Матвей наделен верой в незыблемость общественных и природных законов, причем именно тех, с которыми он сталкивался в своих родных Лозищах. В соответствии с ними, например, барин – всегда барин, а мужик – всегда мужик, между ними существуют раз и навсегда установленные отношения, и они никогда не должны нарушаться. Лучшая вера для Матвея «та, в которой человек родился, – вера отцов и дедов». А отношение к встреченным им в Америке людям, считающим, что «лучшая вера такая, какую человек выберет по своей мысли», определяется у Матвея одной фразой: «А чтоб им провалиться» (4, 48, 49). Матвей «без языка» не только потому, что не знает английского, но и потому, что не способен «пережить чужую жизнь», «встать на чужую точку зрения», отбросив собственную, заставляющую его оценивать явления действительности как «хорошие», если они соответствуют его представлениям, и как «плохие», если они им не соответствуют. Потому Матвей не понимает, что его «правильные» представления весьма часто так же несправедливы, как и те, «неправильные», с которыми ему пришлось столкнуться, ибо и те, и другие порождены хотя и различными, но одинаково далекими от идеала общественными отношениями. В соответствии с патриархальными крестьянскими понятиями созданная в воображении Матвея «земля обетованная», или «вторая родина», должна быть такой же, «как и старая, только гораздо лучше»: «Такие же люди, только добрее. Такие же мужики, в таких же свитках, только мужики похожи на старых лозищан <…> И такие же села, только побольше, да улицы шире и чище, да избы просторнее и светлее, и крыты не соломою, а тесом <…> а может быть и соломой, – только новой и свежей <…> И, конечно, такие же начальники в селе, и такой же писарь, только и писарь больше боится бога и высшего начальства» (4, 49, 50).

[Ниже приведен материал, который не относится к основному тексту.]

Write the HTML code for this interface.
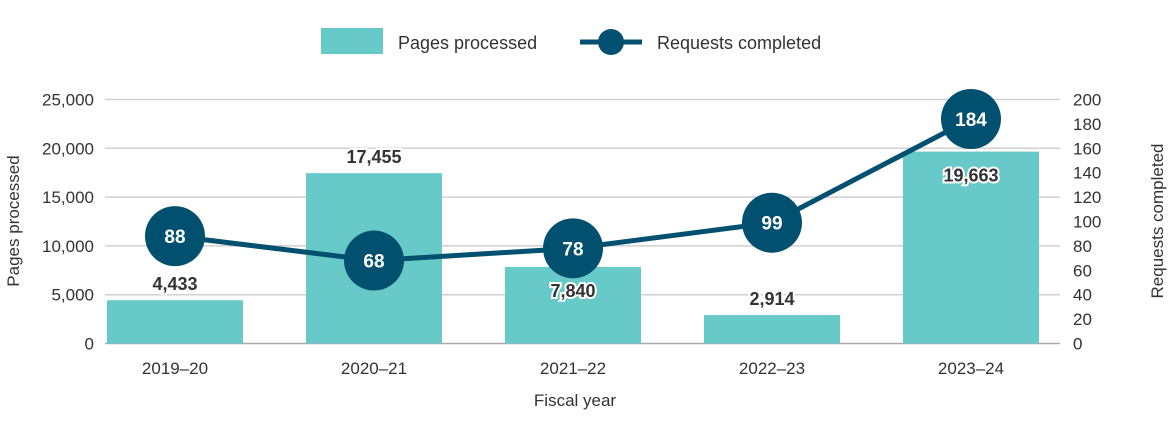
<!DOCTYPE html>
<html><head><meta charset="utf-8"><style>
body{margin:0;background:#fff;}
svg text{font-family:"Liberation Sans",sans-serif;}
</style></head><body>
<svg width="1170" height="429">
<g id="legend">
<rect x="321" y="28" width="62" height="26" fill="#67cac8"/>
<text x="398" y="49" font-size="18" fill="#333">Pages processed</text>
<line x1="580" y1="42" x2="642" y2="42" stroke="#02506f" stroke-width="5"/>
<circle cx="611" cy="42" r="13" fill="#02506f"/>
<text x="657" y="49" font-size="18" fill="#333">Requests completed</text>
</g>
<g id="grid"></g><g id="bars"></g><g id="line"></g><g id="labels"></g>
<text transform="translate(19,221) rotate(-90)" text-anchor="middle" font-size="17" fill="#333">Pages processed</text>
<text transform="translate(1163,221) rotate(-90)" text-anchor="middle" font-size="17" fill="#333">Requests completed</text>
<text x="575" y="406" text-anchor="middle" font-size="17" fill="#333">Fiscal year</text>
</svg>
<script>
const categories=["2019–20","2020–21","2021–22","2022–23","2023–24"];
const pages=[4433,17455,7840,2914,19663];
const requests=[88,68,78,99,184];
const leftTicks=[0,5000,10000,15000,20000,25000];
const rightTicks=[0,20,40,60,80,100,120,140,160,180,200];
const ns="http://www.w3.org/2000/svg";
const y0=343.5,h=244,x0=105,x1=1060;
const yL=v=>y0-v/25000*h, yR=v=>y0-v/200*h;
const xC=i=>175+i*199;
function mk(t,a,p){const e=document.createElementNS(ns,t);for(const k in a)e.setAttribute(k,a[k]);p.appendChild(e);return e;}
const grid=document.getElementById('grid'),bars=document.getElementById('bars'),line=document.getElementById('line'),labels=document.getElementById('labels');
leftTicks.forEach(v=>{
 const l=mk('line',{x1:x0,x2:x1,y1:yL(v),y2:yL(v),stroke:v==0?'#aaa':'#d0d0d0','stroke-width':1.5},grid);
 
 
 const t=mk('text',{x:94,y:yL(v)+6,'text-anchor':'end','font-size':17,fill:'#333'},grid);t.textContent=v.toLocaleString('en-US');
 
 
});
rightTicks.forEach(v=>{
 const t=mk('text',{x:1073,y:yR(v)+6,'font-size':17,fill:'#333'},grid);t.textContent=v;
 
 
});
categories.forEach((c,i)=>{
 const t=mk('text',{x:xC(i),y:374,'text-anchor':'middle','font-size':17,fill:'#333'},grid);t.textContent=c;
 
 
 const r=mk('rect',{x:xC(i)-68,y:yL(pages[i]),width:136,height:y0-yL(pages[i]),fill:'#67cac8'},bars);
 
 
});
const pts=requests.map((v,i)=>xC(i)+','+yR(v)).join(' ');
const pl=mk('polyline',{points:pts,fill:'none',stroke:'#02506f','stroke-width':5},line);


pages.forEach((v,i)=>{
 const top=yL(v);let ly=top-10;
 if(Math.abs(yR(requests[i])-top)<45&&yR(requests[i])<top+10)ly=top+30;
 const t=mk('text',{x:xC(i),y:ly,'text-anchor':'middle','font-size':18,'font-weight':'bold',fill:'#333',stroke:'#fff','stroke-width':4,'paint-order':'stroke'},labels);
 t.textContent=v.toLocaleString('en-US');
 
 
});
requests.forEach((v,i)=>{
 const c=mk('circle',{cx:xC(i),cy:yR(v),r:30,fill:'#02506f'},labels);
 
 
 const t=mk('text',{x:xC(i),y:yR(v)+7,'text-anchor':'middle','font-size':19,'font-weight':'bold',fill:'#fff'},labels);t.textContent=v;
 
 
});
</script>
</body></html>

Мечты о будущем Матвея Лозинского, как показывает Короленко, потому и утопичны, что свой новый мир он строит в соответствии с теми представлениями, которые были выработаны старым миром, и носят они, так сказать, количественный характер: в настоящем избы низкие и темные, а должны быть богатые, в настоящем люди редко следуют нормам христианской морали, в будущем же должны их придерживаться неукоснительно, сейчас начальство почти не бывает справедливым, в будущем же этого не должно быть. И тем более трудно отказаться от такого рода утопий, что включают они в себя веками вырабатываемые понятия о добре, правде, справедливости. Раскрытие старой подоплеки утопических мечтаний, не требующих «никаких новых общественных форм» (8, 106), станет темой ряда произведений Короленко.
Так, у революционеров-народников из рассказа, «Художник Алымов» (1896) представление о «взыскующих града», о будущей, справедливой жизни такое же, как и у Матвея Лозинского. «В той сияющей перспективе, куда они устремляли свои взоры, – говорит об «утопии» народников художник Алымов, – виделась именно наша теперешняя деревня: та же улица, только пошире, те же избы, только из хороших бревен, те же крыши, – пожалуй, только тес вместо соломы <…> ну, и тот же мужик в той же одеже» (3, 315, 316). А в статье о Л. Толстом 1908 г. Короленко скажет: «Взыскуемый град Толстого по своему устройству ничем не отличался бы от того, что мы видим теперь. Это была бы простая русская деревня, <…> те же бревенчатые стены, той же соломой были бы покрыты крыши, и те же порядки царствовали бы внутри деревенского мира. Только все любили бы друг друга» (8, 106).